“A Spoonful of Sherman”

If you’re quick, and can get down to the Greenwich Theatre in South East London on either of the next two evenings, you can catch a touring production of “A Spoonful of Sherman”, a celebration of the Sherman family of songwriters. Alternatively you can check out the touring schedule here and catch the show elsewhere in the UK or Ireland in the next few months, in places like Buxton, Swansea or Harrogate in April, Swindon, Lincoln or Exeter in May, or Dublin in June. I recommend it.

I hadn’t heard of it until last weekend, when it was mentioned on Elaine Paige’s BBC Radio 2 show, and my 13-year-old son came with me to see it last night. As I wrote last summer (“You’ve let yourself down”), for many years both of our children were heavily involved in dance and musical theatre shows. Those days are gone, for now at least, but they have left a legacy of familiarity with show tunes and musicals that far exceeds what I had at their age.

Like many households at the time my childhood home had vinyl copies of the soundtracks to a handful of shows (“My Fair Lady”, “The Sound of Music”, “Oliver!”) so we knew some of the songs well. My children have had access to a much wider range of shows and songs, and the Sherman Brothers wrote some of the best of them. I knew their names from “Mary Poppins” primarily but only learnt more about them after seeing “Saving Mr Banks”, a film I recommend heartily. It is largely about the relationship between author PL Travers (played by Emma Thompson) and Walt Disney (Tom Hanks) during the making of “Mary Poppins”, but my favourite scenes involve the Sherman Brothers and how they composed the songs. Robert B Sherman wrote the lyrics, Richard M Sherman wrote the music. A movie focussing on their lives and their creative process would be right up my street.

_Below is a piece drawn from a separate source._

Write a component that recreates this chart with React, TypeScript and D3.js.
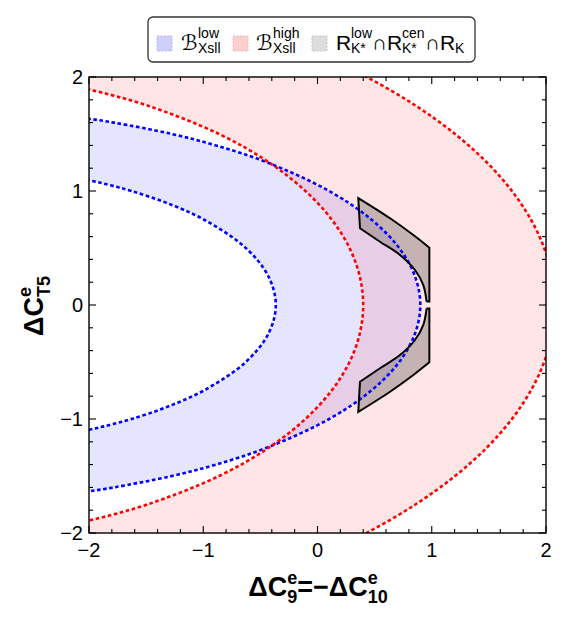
import React from "react";
import * as d3 from "d3";

type P = [number, number];

// upper halves of the contour curves (x = ΔC9, y = ΔCT5); mirrored about y=0
const blueInner: P[] = [[-2.293, 1.15], [-1.999, 1.094], [-1.812, 1.05], [-1.629, 1.0], [-1.332, 0.9], [-0.996, 0.75], [-0.628, 0.5], [-0.429, 0.25], [-0.365, 0]];
const blueOuter: P[] = [[-2.61, 1.7], [-2.005, 1.634], [-1.783, 1.6], [-1.275, 1.5], [-0.889, 1.4], [-0.439, 1.25], [0.102, 1.0], [0.471, 0.75], [0.715, 0.5], [0.854, 0.25], [0.9, 0]];
const redInner: P[] = [[-2.285, 1.95], [-1.998, 1.89], [-1.49, 1.75], [-0.862, 1.5], [-0.424, 1.25], [-0.106, 1.0], [0.124, 0.75], [0.28, 0.5], [0.37, 0.25], [0.4, 0]];
const redOuter: P[] = [[0.016, 2.2], [0.43, 2.0], [0.857, 1.75], [1.204, 1.5], [1.483, 1.25], [1.702, 1.0], [1.868, 0.75], [1.984, 0.5], [2.052, 0.25], [2.075, 0]];

// grey allowed region (upper piece), mirrored for lower piece
const greyUpperEdge: P[] = [[0.357, 0.938], [0.635, 0.761], [0.839, 0.614], [0.979, 0.503]];
const greyRightEdge: P[] = [[0.979, 0.503], [0.979, 0.03], [0.955, 0.03]];
const greyInnerEdge: P[] = [[0.955, 0.03], [0.926, 0.175], [0.853, 0.307], [0.722, 0.439], [0.547, 0.555], [0.372, 0.673]];

const majorTicks = [-2, -1, 0, 1, 2];
const minorTicks = d3.range(-20, 21, 2).map((v) => v / 10);
const tickLabels = ["\u22122", "\u22121", "0", "1", "2"];

const X0 = 89, X1 = 546, Y0 = 77, Y1 = 533;
const FONT = "'Liberation Sans', Arial, Helvetica, sans-serif";

function mirror(upper: P[]): P[] {
  return [...upper, ...upper.slice(0, -1).reverse().map(([a, b]) => [a, -b] as P)];
}

export default function App() {
  const x = d3.scaleLinear().domain([-2, 2]).range([X0, X1]);
  const y = d3.scaleLinear().domain([-2, 2]).range([Y1, Y0]);
  const smooth = d3.line<P>().x((d) => x(d[0])).y((d) => y(d[1])).curve(d3.curveCatmullRom.alpha(0.5));
  const cont = (s: string | null) => (s || "").replace(/^M/, "L");
  const lineTo = (p: P) => `L${x(p[0])},${y(p[1])}`;

  const bInF = mirror(blueInner);
  const bOutF = mirror(blueOuter);
  const rInF = mirror(redInner);
  const rOutF = mirror(redOuter);

  const blueBand = smooth(bOutF) + cont(smooth([...bInF].reverse())) + "Z";
  const redBand =
    smooth(rOutF) +
    lineTo([-2.6, -2.3]) +
    cont(smooth([...rInF].reverse())) +
    lineTo([-2.6, 2.3]) +
    "Z";

  const greyPath = (sgn: number) => {
    const f = (pts: P[]) => pts.map(([a, b]) => [a, sgn * b] as P);
    const right = f(greyRightEdge);
    return (
      smooth(f(greyUpperEdge)) +
      right.slice(1).map(lineTo).join("") +
      cont(smooth(f(greyInnerEdge))) +
      "Z"
    );
  };

  const dash = "3.6,2.6";
  const tickFs = 20;

  return (
    <svg width={571} height={621} style={{ position: "absolute", left: 0, top: 0, background: "#fff" }} fontFamily={FONT}>
      <defs>
        <clipPath id="plotClip">
          <rect x={X0} y={Y0} width={X1 - X0} height={Y1 - Y0} />
        </clipPath>
      </defs>
      <g clipPath="url(#plotClip)">
        <path d={blueBand} fill="#0000ff" fillOpacity={0.1} />
        <path d={redBand} fill="#ff0000" fillOpacity={0.1} />
        <path d={greyPath(1)} fill="#8c8080" fillOpacity={0.5} />
        <path d={greyPath(-1)} fill="#8c8080" fillOpacity={0.5} />
        <path d={smooth(bInF) || ""} fill="none" stroke="#0000ff" strokeWidth={2.6} strokeDasharray={dash} />
        <path d={smooth(bOutF) || ""} fill="none" stroke="#0000ff" strokeWidth={2.6} strokeDasharray={dash} />
        <path d={smooth(rInF) || ""} fill="none" stroke="#ff0000" strokeWidth={2.6} strokeDasharray={dash} />
        <path d={smooth(rOutF) || ""} fill="none" stroke="#ff0000" strokeWidth={2.6} strokeDasharray={dash} />
        <path d={greyPath(1)} fill="none" stroke="#000" strokeWidth={2} strokeLinejoin="miter" />
        <path d={greyPath(-1)} fill="none" stroke="#000" strokeWidth={2} strokeLinejoin="miter" />
      </g>

      {/* frame */}
      <rect x={X0} y={Y0} width={X1 - X0} height={Y1 - Y0} fill="none" stroke="#000" strokeWidth={1.4} />
      {/* ticks */}
      {minorTicks.map((t, i) => {
        const major = majorTicks.some((m) => Math.abs(m - t) < 1e-9);
        const L = major ? 7 : 4;
        return (
          <g key={i} stroke="#000" strokeWidth={1.1}>
            <line x1={x(t)} x2={x(t)} y1={Y1} y2={Y1 - L} />
            <line x1={x(t)} x2={x(t)} y1={Y0} y2={Y0 + L} />
            <line y1={y(t)} y2={y(t)} x1={X0} x2={X0 + L} />
            <line y1={y(t)} y2={y(t)} x1={X1} x2={X1 - L} />
          </g>
        );
      })}
      {majorTicks.map((t, i) => (
        <text key={"xl" + i} x={x(t)} y={557} textAnchor="middle" fontSize={tickFs} fill="#000">
          {tickLabels[i]}
        </text>
      ))}
      {majorTicks.map((t, i) => (
        <text key={"yl" + i} x={83} y={y(t) + 7} textAnchor="end" fontSize={tickFs} fill="#000">
          {tickLabels[i]}
        </text>
      ))}

      {/* x axis label */}
      <text x={318} y={596} textAnchor="middle" fontSize={27} fontWeight="bold" fill="#000">
        <tspan>ΔC</tspan>
        <tspan fontSize={18} dy={-12}>e</tspan>
        <tspan fontSize={18} dx={-10} dy={19}>9</tspan>
        <tspan dy={-7}>=−ΔC</tspan>
        <tspan fontSize={18} dy={-12}>e</tspan>
        <tspan fontSize={18} dx={-10} dy={19}>10</tspan>
      </text>

      {/* y axis label */}
      <text transform="translate(43,306) rotate(-90)" textAnchor="middle" fontSize={27} fontWeight="bold" fill="#000">
        <tspan>ΔC</tspan>
        <tspan fontSize={18} dy={-12}>e</tspan>
        <tspan fontSize={18} dx={-10} dy={19}>T5</tspan>
      </text>

      {/* legend */}
      <rect x={148} y={17} width={327} height={45} rx={5} fill="#fff" stroke="#333" strokeWidth={1.3} />
      <rect x={157} y={36} width={15} height={15} fill="#cfcffc" stroke="#b4b4f4" strokeDasharray="2,1.5" />
      <rect x={233} y={36} width={15} height={15} fill="#fccfcf" stroke="#f4b4b4" strokeDasharray="2,1.5" />
      <rect x={312} y={36} width={15} height={15} fill="#dddddd" stroke="#c4c4c4" strokeDasharray="2,1.5" />
      <g fill="#000" fontSize={21}>
        <text x={181} y={50} fontFamily="'DejaVu Serif', 'DejaVu Sans', serif" fontStyle="italic">ℬ</text>
        <text x={198} y={38} fontSize={14}>low</text>
        <text x={198} y={53} fontSize={14}>Xsll</text>
        <text x={256} y={50} fontFamily="'DejaVu Serif', 'DejaVu Sans', serif" fontStyle="italic">ℬ</text>
        <text x={273} y={38} fontSize={14}>high</text>
        <text x={273} y={53} fontSize={14}>Xsll</text>
        <text x={336} y={50}>R</text>
        <text x={351} y={38} fontSize={14}>low</text>
        <text x={351} y={53} fontSize={14}>K*</text>
        <text x={372} y={50}>∩R</text>
        <text x={402} y={38} fontSize={14}>cen</text>
        <text x={402} y={53} fontSize={14}>K*</text>
        <text x={425} y={50}>∩R</text>
        <text x={455} y={53} fontSize={14}>K</text>
      </g>
    </svg>
  );
}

“A Spoonful of Sherman” also tells the story of their father, Al Sherman, who arrived in the States from Eastern Europe and whose formal education ended when he was 11. He became a successful songwriter in Depression-era and wartime America. His sons were born in the 1920s. Robert was the older (born in December 1925) and fought in the Second World War as a teenager. He led the troop of 8 soldiers who liberated the concentration camp at Dachau in April 1945, and a week later took a bullet to the knee from a German soldier. He walked with a cane for the rest of his life. The injury is referenced in “Saving Mr Banks” but not explained. After the war both brothers studied and graduated from university at the same time and after a year or two were challenged by their father to write hit tunes. This diverted them from their so-far unsuccessful labours, Robert trying to write “The Great American Novel” and Richard to create “The Great American Symphony”. The best-known of their 1950s songs (to me at least) was “You’re Sixteen”. Ringo Starr’s recording was a US #1 in 1974.

A song called “Tall Paul” brought them to Walt Disney’s attention, and their early work for him included “Let’s get together” for “The Parent Trap”. Thereafter they were employed as songwriters for Disney, on films like “The Jungle Book” and “Bedknobs and Broomsticks”, and later went freelance for projects like “Chitty Chitty Bang Bang”, “Charlotte’s Web” and “The Slipper and the Rose”. They also wrote “It’s a small world after all”, which (my theatre programme tells me) has “become the most translated and performed song on Earth according to”. Robert B’s son Robert J Sherman is also a songwriter. He wrote the book for “A Spoonful of Sherman” and some of the songs, including a number from “Love Birds”, a show he took to the Edinburgh Festival in 2015.

Much of this information, contained in last night’s show, was new to me. There could have been even more facts, but understandably the songs took priority. Over 50 of them (or parts of them) were performed by five actor-singers, two of whom played piano, sometimes simultaneously. (There are two upright pianos on stage throughout.) There wasn’t room for one of my favourite Sherman Brothers numbers, “Sister Suffragette”, also from “Mary Poppins”, nor for the story that explains how it came about. It’s a songwriting tale I have told often. Here’s how it’s summarized on this Wikipedia page:

“ … [the] melody was borrowed from an earlier song entitled ‘Practically Perfect’, which had already been deleted from the 1964 film production. According to the songwriters in their [autobiographical] book, Walt’s Time, actress Glynis Johns thought she was being offered the title role of Mary Poppins when in fact she had been signed to play Mrs. Banks. To amplify Disney’s and Johns’ mutual embarrassment, the misunderstanding only became apparent as both parties sat opposite each other in Walt Disney’s Burbank studio-lot office. Thinking quickly, Disney softened Johns’ disappointment of not getting the film’s title role by telling her of the ‘terrific new song’ which the Sherman Brothers had written especially for her. Disney called up the songwriters to tell them that he was ‘just about to take Johns to lunch and how she was looking forward to hearing the new song following the meal’, all within earshot of the actress. The Sherman Brothers deciphered Disney’s coded hint, worked feverishly through their own lunch hour, and wrote ‘Sister Suffragette’.”